El Chocó Andino: Un tesoro natural amenazado por la minería – Primicias
Me saqué los zapatos. Mi abuelo siempre decía que en la playa y en la selva es mejor caminar descalzos, y es verdad. Aparte de ser algo práctico, da mayor estabilidad.
Ese día, recuerdo que me puse un jean ajustado, una camiseta floja y la chompa morada la amarré en la cintura. Me hice una cola de caballo y me fui a lo que ahora le llaman el Chocó Andino. Antes, en mi época, a esa zona le llamábamos el noroccidente de Quito. “Queda por Mindo”, decíamos para dar una referencia.
Esa mañana salí con zapatos deportivos de tela, cuando llegué al bosque húmedo y empecé a caminar, los zapatos se rompieron. Los guardé en la mochila porque no hay nada que un buen zapatero no pueda arreglar, pensé. Seguí caminando descalza, sintiendo la tierra.
Mi amigo se adelantó y del árbol agarró unas naranjas. Me dijo que al regreso me daría una limonada con panela, típica de la zona. Sonreí porque en mi casa, en Conocoto, la limonada siempre se hace con panela. No es algo novedoso para mí, pero para qué contradecirle a un amigo ecologista. Solo saqué mi termo con agua de la mochila y bebí unos bocados.
Paré un rato para tomar una foto de un colibrí azul con las alas y la cola blanca. Pero se fue ni bien llegó. Nunca había visto uno así. “En esta zona hay miles. No te imaginas cuántos pájaros hay. Luego te llevo para que conozcas un restaurante que tiene un balcón lleno de flores y mientras comes puedes ver cómo llegan los colibríes”, me ofreció.
Seguimos caminando. El suelo estaba resbaloso. Había llovido toda la noche. No estaba en la selva, a la que nunca he ido, pero me imagino que así ha de ser. No había ruido de carros ni máquinas, solo se escuchaba naturaleza: hojas caer, pájaros cantar, el aullido de un mono al que nunca vimos.
El río estaba cristalino. Mi amigo llenó el termo con agua del río, dijo que esa sí es agua de verdad, mientras que yo la tomé con mis dos manos haciendo un cuenco. Me lavé los pies, los brazos y me limpié la cara. Me acordé de mi infancia, cuando mi abuelo nos llevaba explorar ríos. Hace tanto no disfrutaba de un río limpio.

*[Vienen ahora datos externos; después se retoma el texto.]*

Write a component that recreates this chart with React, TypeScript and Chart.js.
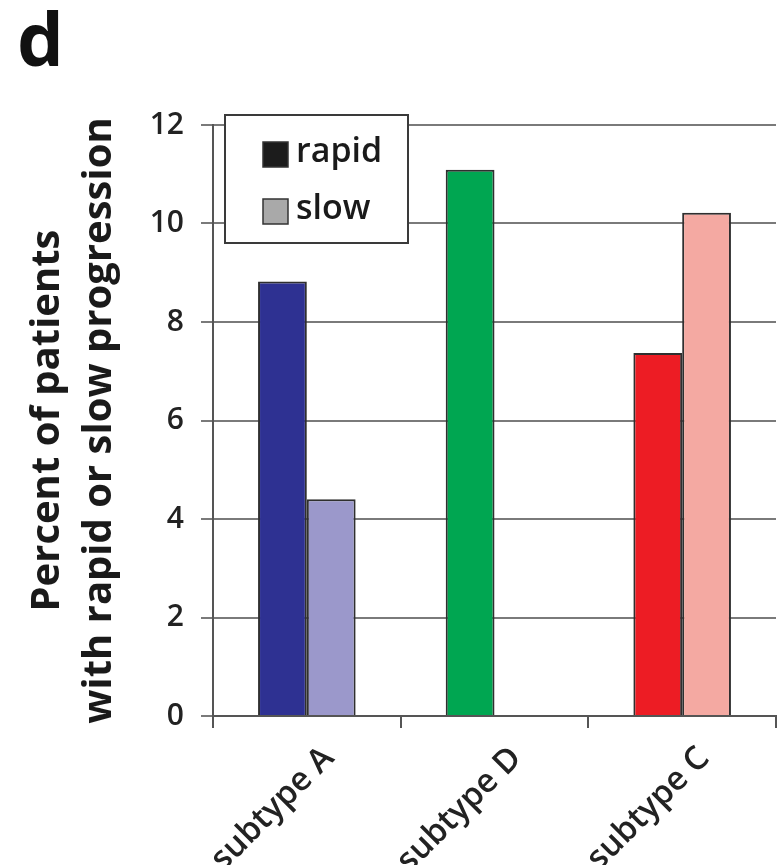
import React, { useEffect, useRef } from 'react';
import { Chart, registerables } from 'chart.js';

Chart.register(...registerables);

const categories = ['subtype A', 'subtype D', 'subtype C'];
const seriesLabels = ['rapid', 'slow'];
const rapidValues: (number | null)[] = [8.82, 11.09, 7.37];
const slowValues: (number | null)[] = [4.4, null, 10.22];
const rapidColors = ['#2E3192', '#00A651', '#ED1C24'];
const slowColors = ['#9B98CB', '#FFFFFF', '#F4A9A2'];
const legendSwatches = ['#1C1C1C', '#A9A9A9'];
const yTicks = [0, 2, 4, 6, 8, 10, 12];
const yTitle = ['Percent of patients', 'with rapid or slow progression'];
const panelLetter = 'd';

const FONT = "'Open Sans', 'Liberation Sans', sans-serif";

const overlayPlugin = {
  id: 'overlay',
  afterDraw(chart: any) {
    const ctx = chart.ctx as CanvasRenderingContext2D;
    const a = chart.chartArea;
    ctx.save();
    // panel letter
    ctx.fillStyle = '#111111';
    ctx.font = `bold 74px ${FONT}`;
    ctx.textBaseline = 'alphabetic';
    ctx.textAlign = 'left';
    ctx.fillText(panelLetter, 17, 66);
    // legend box
    const x0 = a.left + 12;
    const y0 = a.top - 10;
    const w = 183;
    const h = 128;
    ctx.fillStyle = '#ffffff';
    ctx.fillRect(x0, y0, w, h);
    ctx.strokeStyle = '#3a3a3a';
    ctx.lineWidth = 2;
    ctx.strokeRect(x0, y0, w, h);
    chart.data.datasets.forEach((ds: any, i: number) => {
      const cy = y0 + 39 + i * 57;
      ctx.fillStyle = legendSwatches[i];
      ctx.fillRect(x0 + 38, cy - 12, 25, 25);
      ctx.strokeStyle = '#333333';
      ctx.lineWidth = 1.5;
      ctx.strokeRect(x0 + 38, cy - 12, 25, 25);
      ctx.fillStyle = '#1a1a1a';
      ctx.font = `600 34px ${FONT}`;
      ctx.textBaseline = 'middle';
      ctx.fillText(ds.label, x0 + 71, cy - 2);
    });
    ctx.restore();
  },
};

export default function App() {
  const canvasRef = useRef<HTMLCanvasElement | null>(null);

  useEffect(() => {
    if (!canvasRef.current) return;
    const chart = new Chart(canvasRef.current, {
      type: 'bar',
      data: {
        labels: categories,
        datasets: [
          {
            label: seriesLabels[0],
            data: rapidValues,
            backgroundColor: rapidColors,
            borderColor: '#2f2f2f',
            borderWidth: 2,
            categoryPercentage: 0.52,
            barPercentage: 1,
          },
          {
            label: seriesLabels[1],
            data: slowValues,
            backgroundColor: slowColors,
            borderColor: '#2f2f2f',
            borderWidth: 2,
            categoryPercentage: 0.52,
            barPercentage: 1,
          },
        ],
      },
      options: {
        animation: false,
        responsive: true,
        maintainAspectRatio: false,
        layout: { padding: { top: 125, right: 1, left: 0, bottom: 0 } },
        plugins: {
          legend: { display: false },
          tooltip: { enabled: false },
        },
        scales: {
          x: {
            ticks: {
              color: '#222222',
              font: { size: 33, weight: '600', family: FONT },
              minRotation: 45,
              maxRotation: 45,
              padding: 11,
              labelOffset: 22,
            },
            grid: {
              offset: true,
              drawOnChartArea: false,
              drawTicks: true,
              tickLength: 12,
              color: '#555555',
              lineWidth: 2,
            },
            border: { color: '#555555', width: 2 },
            afterFit: (s: any) => {
              s.height = 149;
            },
          },
          y: {
            min: 0,
            max: 12,
            afterBuildTicks: (s: any) => {
              s.ticks = yTicks.map((v) => ({ value: v }));
            },
            ticks: {
              color: '#222222',
              font: { size: 30, weight: '600', family: FONT },
              padding: 17,
            },
            grid: {
              color: '#7a7a7a',
              lineWidth: 2,
              tickLength: 12,
              drawTicks: true,
            },
            border: { color: '#555555', width: 2 },
            title: {
              display: true,
              text: yTitle,
              color: '#1a1a1a',
              font: { size: 40, weight: 'bold', family: FONT, lineHeight: 1.3 },
              padding: { top: 22, bottom: 0 },
            },
            afterFit: (s: any) => {
              s.width = 213;
            },
          },
        },
      },
      plugins: [overlayPlugin],
    } as any);
    return () => chart.destroy();
  }, []);

  return (
    <div style={{ position: 'fixed', left: 0, top: 0, width: 777, height: 865, background: '#ffffff' }}>
      <canvas ref={canvasRef} />
    </div>
  );
}
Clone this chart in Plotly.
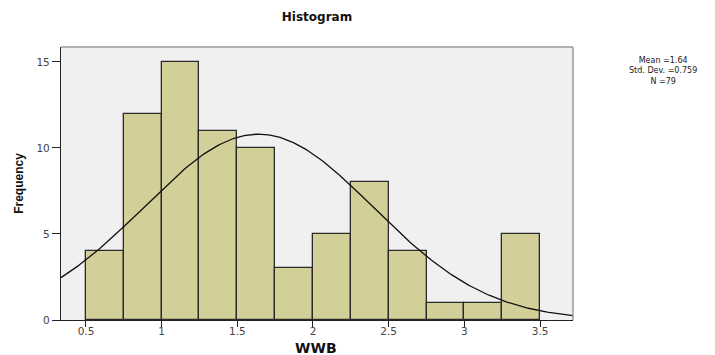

Mojados, seguimos subiendo y nos topamos con una palmera, una palmera hermosa, y mi amigo como buen biólogo me dio el nombre científico. Obvio, me olvidé al segundo, pero me acuerdo de que me contó que es una especie de palmito distinto al que comemos en lata y que es mil veces más rico.
“Los osos de anteojos se suben a la punta, le rompen y se comen pelando por capas”, me explicó haciendo mímica. Y también me enseñó cuál es la palmera de cera, de la que antiguamente se hacían los ramos para Semana Santa.
“Hubiera sido un éxito que, en vez de prohibir que se usen estas hojas para los ramos, incentivar al cultivo de esta especie. Pero para los políticos prohibir es más fácil que pensar en una estrategia autosustentable, mejor no topar ese tema, que por gusto me voy a amargar”, me dijo mientras jugaba con una de las hojas de cera que estaba en el piso.
Estaba encantada con poder sentir, ver y oler la vegetación pesada entre árboles gigantes, helechos, bromelias, orquídeas.
Una vez en una reserva ecológica aprendí algo que me dijo Oswaldo Haro: “Donde hay musgo hay vida infinita”. “Aquí en cada milímetro de atmósfera hay musgo, muchísimo musgo, así que habrá vida para siempre”, le comenté a mi amigo el biólogo.
Nos sentamos en un mirador natural y él preocupado dijo: “Valen, ojalá todos pudieran ver la importancia que tiene el Chocó Andino para Quito; además le pertenece a Quito porque está dentro del cantón, pero a nadie le importan esos detalles.
“¿Puedes creer que existen 12 concesiones para proyectos mineros en todo este sector?”. No le creí porque me pareció imposible que los gobiernos permitan algo así, “eso sería un crimen” le dije ingenuamente.
“El Chocó Andino es uno de los lugares más ricos en especies del mundo, especialmente en aves, plantas y anfibios. Muchas de estas especies son endémicas, o sea que solo se encuentran en esta región. El día que entre la minería a este pulmón morirá con cáncer”, me dijo mientras me ponía los zapatos.
Caminamos lento hasta llegar a su casa. “No puedo creer que alguien quiera destruir este lugar”, pensé en voz alta mientras él preparaba en su cabaña una limonada con agua del río, limón de sus árboles sin pesticidas y panela orgánica que vende la vecina”.